The Founding Fathers of the United States understood that whether the new Republic would survive was an open question. There was neither certainty nor even likelihood that it would. The Achilles Heel was whether the essential foundation of the Republic would itself survive. If that foundation crumbled, the Republic would fail, as had the ancient republic of Rome.
Our Founding Fathers understood that . . . virtue is essential to freedom. People who cannot restrain their own baser instincts, who cannot treat one another with civility, are not capable of self-government. "Our Constitution was made for a moral and religious people," said John Adams. "It is wholly inadequate to the government of any others." Without virtue, a society can be ruled only be fear, a truth that tyrants understand all too well. [Charles Colson & Nancy Pearcey, How Now Shall We Live? (Wheaton, Ill.: Tyndale House Publishers, Inc., 1999), p.373.]A man who cannot govern himself cannot participate constructively in a society which depends upon self-government for its continued existence. Ultimately this is a religious issue. The more ordinary people believe in God and fear Him, the better the institutions of government work. Society looks first to God for all things: the state is merely one of the institutions, carefully defined and delimited, given by God for our good.

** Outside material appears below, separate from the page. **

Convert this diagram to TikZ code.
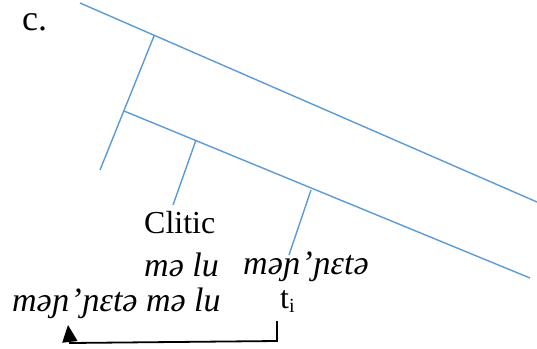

The more atheistic society becomes, the more it looks to the state for its life and sustenance. Every issue, every quarrel, every inadequacy generates a siren call for the state and its agencies to step in to sort things out.
What is the answer? There is no magic wand, no simple answer. It all turns around whether the majority of the people begin once again to fear God, or as the Catechism puts it, begin to live so as "to glorify God and enjoy him forever". Only then can a government committed to liberty of conscience and freedom survive.